Yazının başlığından hareketle okuyucuların aklına “bir kişi hem hak sahibi, hem de emekli aylığından nasıl yasaklı olabilir? şeklinde bir soru gelebilir.
Hemen belirtelim ki, sosyal güvenlikte bu durum az bilen konular arasında yer almaktadır.
Bu soruya cevap vermeden önce sosyal güvenlik mevzuatında kimlerin sigortalılın veya emeklilin hak sahibi sayıldığını ve hangi durumlarda gelir ve aylık bağlandığını hatırlamakta yarar var.
Sosyal güvenlikte sigortalının veya gelir ve aylık almakta olan emeklinin ölümü halinde gelir veya aylık bağlanmasına veya toptan ödeme yapılmasına hak kazanan eş, çocuk, ana ve babası hak sahibi sayılmakta ve kanunda öngörülen şartları taşımaları halinde de kendilerine gelir ve/veya aylık bağlanmaktadır.
Normal durum bu olamakla birlikte, bazı durumlarda gerekli şartları taşıyor olsalar bile sigortalılın veya emeklinin ölümünden sonra geride kalan eş, çocuk, ana ve babasına gelir ve/veya aylık bağlanması yasaklanmıştır.
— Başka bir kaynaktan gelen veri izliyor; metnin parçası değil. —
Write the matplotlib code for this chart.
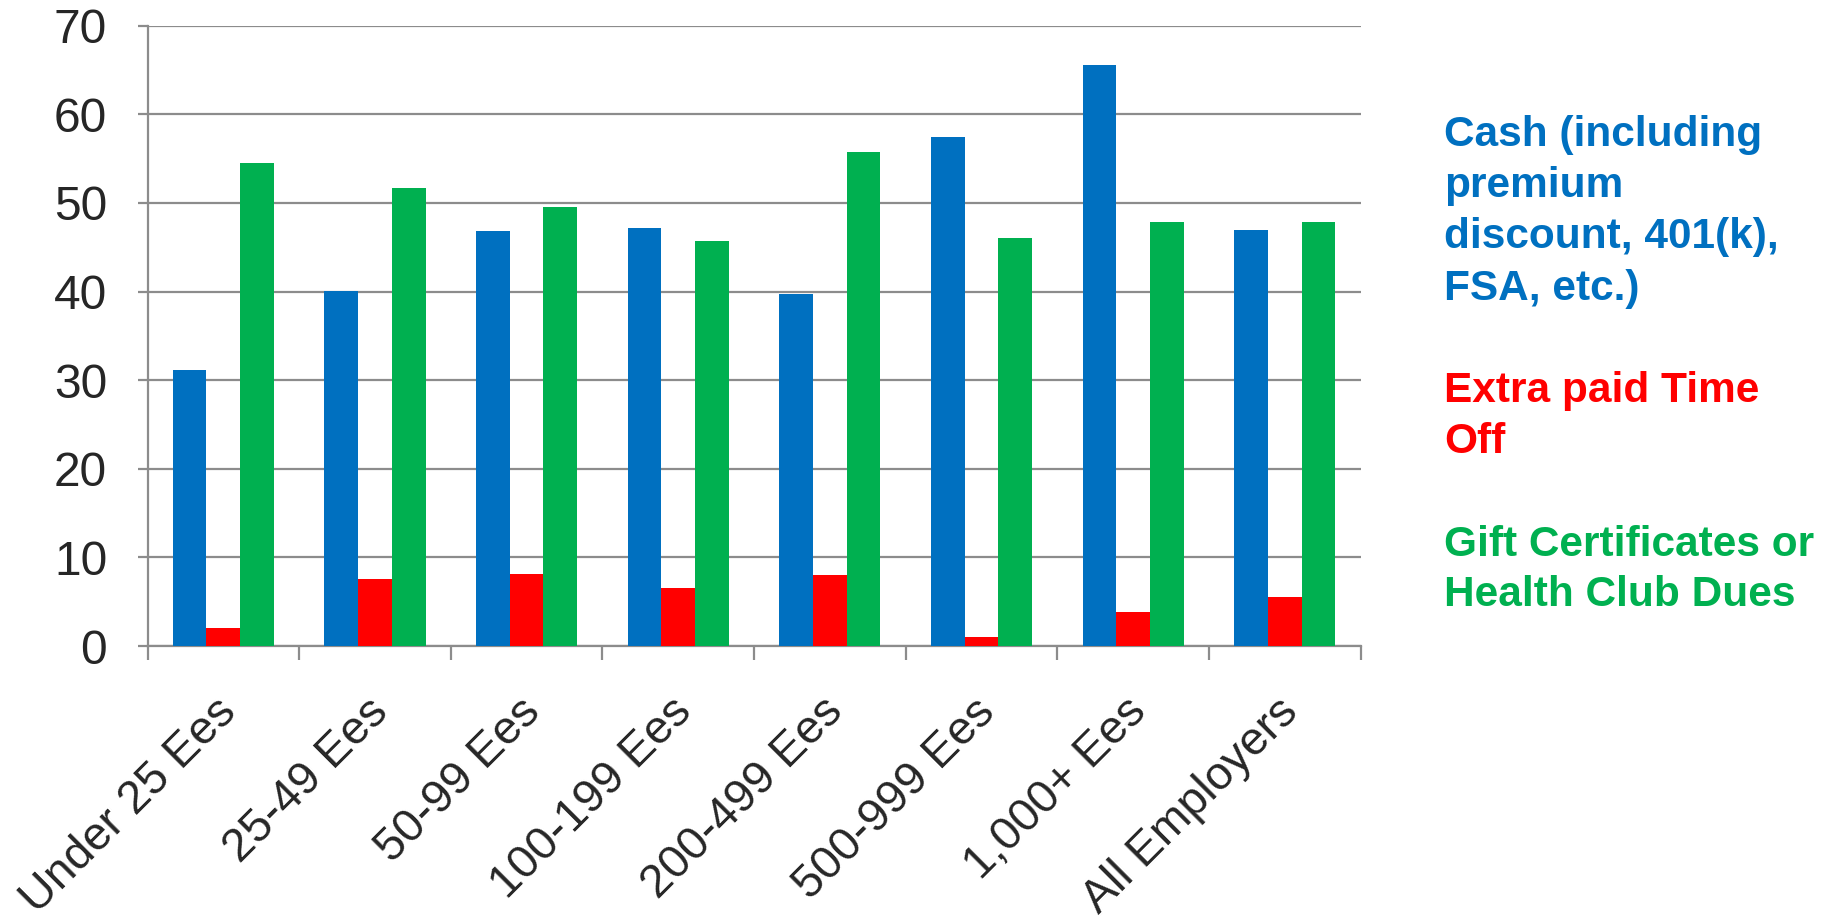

Buna göre, ölen sigortalının hak sahiplerinin (eş, çocuk, anne ve baba);
-Kendisinden aylık bağlanacak sigortalıyı veya gelir ya da aylık bağlanmış olan sigortalıyı kasten öldürmesi veya öldürmeye teşebbüs etmesi veya sürekli iş göremez hale veya malûl duruma getirmesi,
-Kendisinden aylık bağlanacak sigortalıya veya gelir ya da aylık bağlanmamış olan sigortalıya veya hak sahibine karşı ağır bir suç işlemesi veya
-Bunlara karşı aile hukukundan doğan yükümlülüklerini önemli ölçüde yerine getirmemesi nedeniyle ölüme bağlı bir tasarrufla mirasçılıktan çıkarılması,
Durumunda, bu kişilere SGK tarafından gelir veya aylık bağlanmamaktadır.
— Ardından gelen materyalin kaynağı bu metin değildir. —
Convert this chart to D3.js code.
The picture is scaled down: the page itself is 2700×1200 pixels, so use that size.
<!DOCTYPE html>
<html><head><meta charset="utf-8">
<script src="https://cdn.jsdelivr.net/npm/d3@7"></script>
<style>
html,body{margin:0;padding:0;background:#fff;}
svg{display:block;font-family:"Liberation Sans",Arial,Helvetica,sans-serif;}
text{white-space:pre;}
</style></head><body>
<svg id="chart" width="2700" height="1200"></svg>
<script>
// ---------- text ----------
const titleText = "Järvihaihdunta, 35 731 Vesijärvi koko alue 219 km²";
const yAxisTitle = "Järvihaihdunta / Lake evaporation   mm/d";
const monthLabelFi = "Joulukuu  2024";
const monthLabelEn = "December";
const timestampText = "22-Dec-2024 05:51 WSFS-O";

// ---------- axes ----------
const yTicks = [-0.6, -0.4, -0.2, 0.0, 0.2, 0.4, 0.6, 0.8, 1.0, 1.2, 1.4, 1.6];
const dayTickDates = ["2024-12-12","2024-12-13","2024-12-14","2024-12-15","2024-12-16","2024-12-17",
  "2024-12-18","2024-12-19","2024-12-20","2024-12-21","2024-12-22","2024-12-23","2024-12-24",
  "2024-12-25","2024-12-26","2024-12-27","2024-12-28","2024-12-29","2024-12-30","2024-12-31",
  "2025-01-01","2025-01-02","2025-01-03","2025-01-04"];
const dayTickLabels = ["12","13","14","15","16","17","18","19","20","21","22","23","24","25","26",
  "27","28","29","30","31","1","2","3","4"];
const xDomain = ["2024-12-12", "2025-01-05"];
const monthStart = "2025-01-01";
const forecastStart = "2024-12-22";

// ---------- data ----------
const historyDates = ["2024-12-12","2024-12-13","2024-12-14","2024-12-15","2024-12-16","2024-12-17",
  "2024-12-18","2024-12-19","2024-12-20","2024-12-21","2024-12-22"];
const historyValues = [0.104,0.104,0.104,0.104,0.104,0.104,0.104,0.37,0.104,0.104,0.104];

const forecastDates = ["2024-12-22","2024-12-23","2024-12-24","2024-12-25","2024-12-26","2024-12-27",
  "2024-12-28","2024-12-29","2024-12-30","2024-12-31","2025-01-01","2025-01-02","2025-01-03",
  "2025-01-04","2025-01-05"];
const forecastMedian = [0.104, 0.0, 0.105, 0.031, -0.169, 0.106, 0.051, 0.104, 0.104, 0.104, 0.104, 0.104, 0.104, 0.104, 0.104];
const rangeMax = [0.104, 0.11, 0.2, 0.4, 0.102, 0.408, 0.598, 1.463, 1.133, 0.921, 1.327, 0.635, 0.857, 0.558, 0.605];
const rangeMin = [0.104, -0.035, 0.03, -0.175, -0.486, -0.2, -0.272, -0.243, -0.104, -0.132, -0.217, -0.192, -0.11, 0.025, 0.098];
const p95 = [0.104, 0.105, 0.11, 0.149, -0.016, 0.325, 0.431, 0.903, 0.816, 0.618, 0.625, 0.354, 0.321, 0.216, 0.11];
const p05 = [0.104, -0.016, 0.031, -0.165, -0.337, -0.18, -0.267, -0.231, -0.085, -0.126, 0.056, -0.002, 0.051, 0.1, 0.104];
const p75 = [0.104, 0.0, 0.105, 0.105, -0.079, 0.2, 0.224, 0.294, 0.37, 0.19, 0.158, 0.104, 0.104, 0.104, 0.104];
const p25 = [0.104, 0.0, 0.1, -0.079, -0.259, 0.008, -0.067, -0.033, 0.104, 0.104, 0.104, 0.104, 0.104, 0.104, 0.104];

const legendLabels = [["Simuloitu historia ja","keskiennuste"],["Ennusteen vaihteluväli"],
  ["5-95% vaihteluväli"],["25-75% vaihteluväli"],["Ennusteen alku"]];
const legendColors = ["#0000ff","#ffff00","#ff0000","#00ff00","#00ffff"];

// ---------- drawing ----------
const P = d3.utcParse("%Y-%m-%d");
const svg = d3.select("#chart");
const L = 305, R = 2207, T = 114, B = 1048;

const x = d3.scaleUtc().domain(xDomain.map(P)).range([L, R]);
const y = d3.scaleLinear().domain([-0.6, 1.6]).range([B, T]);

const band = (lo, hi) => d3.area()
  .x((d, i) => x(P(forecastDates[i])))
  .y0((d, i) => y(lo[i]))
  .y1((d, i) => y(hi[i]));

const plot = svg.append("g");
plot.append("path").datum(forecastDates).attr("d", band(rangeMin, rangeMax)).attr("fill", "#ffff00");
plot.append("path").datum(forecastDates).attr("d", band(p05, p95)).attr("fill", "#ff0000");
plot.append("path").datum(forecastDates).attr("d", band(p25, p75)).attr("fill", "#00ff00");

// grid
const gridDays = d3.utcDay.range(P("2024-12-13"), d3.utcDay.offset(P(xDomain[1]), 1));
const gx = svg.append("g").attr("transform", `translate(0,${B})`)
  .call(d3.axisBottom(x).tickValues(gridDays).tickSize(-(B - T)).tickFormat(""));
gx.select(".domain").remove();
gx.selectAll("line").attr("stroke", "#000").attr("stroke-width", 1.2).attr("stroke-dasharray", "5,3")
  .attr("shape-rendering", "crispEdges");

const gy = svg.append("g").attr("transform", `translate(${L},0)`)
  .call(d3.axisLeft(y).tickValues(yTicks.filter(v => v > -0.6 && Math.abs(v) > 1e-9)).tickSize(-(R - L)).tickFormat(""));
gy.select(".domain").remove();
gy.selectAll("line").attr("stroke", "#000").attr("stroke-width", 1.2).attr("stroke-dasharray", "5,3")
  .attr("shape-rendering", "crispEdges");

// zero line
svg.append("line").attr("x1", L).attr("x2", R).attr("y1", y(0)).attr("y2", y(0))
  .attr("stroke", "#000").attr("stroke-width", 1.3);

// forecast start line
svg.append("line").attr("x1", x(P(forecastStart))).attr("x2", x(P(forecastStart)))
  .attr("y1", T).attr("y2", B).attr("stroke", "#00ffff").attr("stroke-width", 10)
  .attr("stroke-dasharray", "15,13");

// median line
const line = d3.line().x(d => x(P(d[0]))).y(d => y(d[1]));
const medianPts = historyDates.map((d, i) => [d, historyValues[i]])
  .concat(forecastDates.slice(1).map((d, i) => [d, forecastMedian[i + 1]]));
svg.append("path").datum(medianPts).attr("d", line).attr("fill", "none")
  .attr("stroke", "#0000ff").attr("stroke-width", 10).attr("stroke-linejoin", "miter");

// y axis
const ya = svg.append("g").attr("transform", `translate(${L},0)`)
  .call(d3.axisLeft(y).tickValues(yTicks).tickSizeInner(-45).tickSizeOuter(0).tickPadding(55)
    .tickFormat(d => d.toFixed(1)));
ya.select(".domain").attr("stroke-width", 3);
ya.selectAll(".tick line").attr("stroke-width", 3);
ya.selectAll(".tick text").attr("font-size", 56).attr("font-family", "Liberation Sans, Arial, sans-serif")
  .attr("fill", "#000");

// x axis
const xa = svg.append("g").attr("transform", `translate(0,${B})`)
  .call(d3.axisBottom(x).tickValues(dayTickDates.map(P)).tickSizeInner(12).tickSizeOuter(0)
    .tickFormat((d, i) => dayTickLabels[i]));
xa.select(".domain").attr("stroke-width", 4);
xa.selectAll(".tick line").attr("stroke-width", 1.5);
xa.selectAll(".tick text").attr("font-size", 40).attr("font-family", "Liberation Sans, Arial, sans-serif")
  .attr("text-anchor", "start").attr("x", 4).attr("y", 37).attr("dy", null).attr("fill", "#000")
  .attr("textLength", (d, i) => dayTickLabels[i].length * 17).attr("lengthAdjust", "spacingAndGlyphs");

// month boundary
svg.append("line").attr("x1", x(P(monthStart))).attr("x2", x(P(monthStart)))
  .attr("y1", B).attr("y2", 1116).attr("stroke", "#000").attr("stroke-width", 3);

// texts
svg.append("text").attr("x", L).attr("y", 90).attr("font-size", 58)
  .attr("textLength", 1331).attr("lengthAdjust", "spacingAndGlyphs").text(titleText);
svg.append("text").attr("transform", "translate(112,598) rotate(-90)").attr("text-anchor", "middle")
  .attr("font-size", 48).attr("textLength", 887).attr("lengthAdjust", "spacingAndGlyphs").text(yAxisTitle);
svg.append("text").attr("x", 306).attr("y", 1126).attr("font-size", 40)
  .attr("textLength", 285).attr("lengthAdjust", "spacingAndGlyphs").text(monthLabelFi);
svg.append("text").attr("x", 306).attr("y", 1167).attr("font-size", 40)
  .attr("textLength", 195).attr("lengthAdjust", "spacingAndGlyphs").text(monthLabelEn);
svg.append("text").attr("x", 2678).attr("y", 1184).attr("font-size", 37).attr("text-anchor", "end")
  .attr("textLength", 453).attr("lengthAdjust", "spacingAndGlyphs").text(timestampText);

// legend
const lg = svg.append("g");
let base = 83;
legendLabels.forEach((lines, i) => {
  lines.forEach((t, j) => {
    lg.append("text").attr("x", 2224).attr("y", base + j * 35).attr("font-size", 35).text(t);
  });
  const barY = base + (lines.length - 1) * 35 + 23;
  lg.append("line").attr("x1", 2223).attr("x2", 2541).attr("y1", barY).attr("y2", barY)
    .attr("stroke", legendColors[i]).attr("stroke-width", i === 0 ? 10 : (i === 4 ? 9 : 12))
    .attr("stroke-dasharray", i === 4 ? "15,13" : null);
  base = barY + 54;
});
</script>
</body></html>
Ancak, SGK’nın bu kişilere gelir veya aylık bağlamaması için ortada yukarıda belirtilen durumlara ilişkin kesinleşmiş yargı kararının olması gerekmektedir.
Örneğin; SGK’dan emekli aylığı almakta olan A şahsını karısının kasten öldürdüğü ve bu durumun kesinleşmiş mahkeme kararı ile de sabit olduğu anlaşılmış ise, geride kalan karısına dul aylığı bağlanmayacaktır.
Örneğin; Herhangi bir işyerinde çalışmakta olan B şahsının oğlu tarafından kasten malul (çalışma gücünü en az %60 kaybetmiş) duruma getirildiği kesinleşmiş yargı ile sabit olduğu ve SGK tarafından da B şahsına malullük aylığı bağlanmış ise, B şahsının daha sonra malullük aylığı almakta iken ölmesi durumunda kendisini daha önce mallul duruma getiren oğluna haksahibi olarak gerekli şartları taşıyor olsa bile yetim aylığı bağlanmayacaktır.
Örneğin; SGK’dan emekli aylığı alan ve sağlık sorunları nedeniyle yatalak hale gelmiş C şahsının kocası tarafından evden dışarı atılmış ve daha sonra da C şahsının aile hukukundan doğan yükümlülüklerini önemli ölçüde yerine getirmediğinden bahisle kocasını mirasçılıktan çıkarmış ise, C şahsının ölümü durumunda geride kalan kocasına SGK tarafından dul aylığı bağlanmayacaktır.
2008 yılından önce, Emekli Sandığı mevzuatında olmasına rağmen, SSK ve Bağ-Kur mevzuatında yukarıda belirtilen durumlarda haksahiplerine aylık bağlanmasını engelleyecek bir düzenleme bulunmaması nedeniyle, hem sigortalıya veya emekliye kasıtlı davranışı ile zarar verip, hem de onundan haksahibi sıfatıyla aylık alması toplumsal vicdan açısından izahı güç durumlar yaratmaktaydı.
Bu nedenle, 2008 yılında yürürlüğe giren 5510 sayılı Sosyal Sigortalar ve Genel Sağlık Sigortasına Kanunu’nda yapılan düzenleme ile yukarıda belirtilen olumsuz durumlarda haksahiplerine aylık bağlanmasının yasaklanması olumlu bir düzenleme olarak değerlendirilmektedir.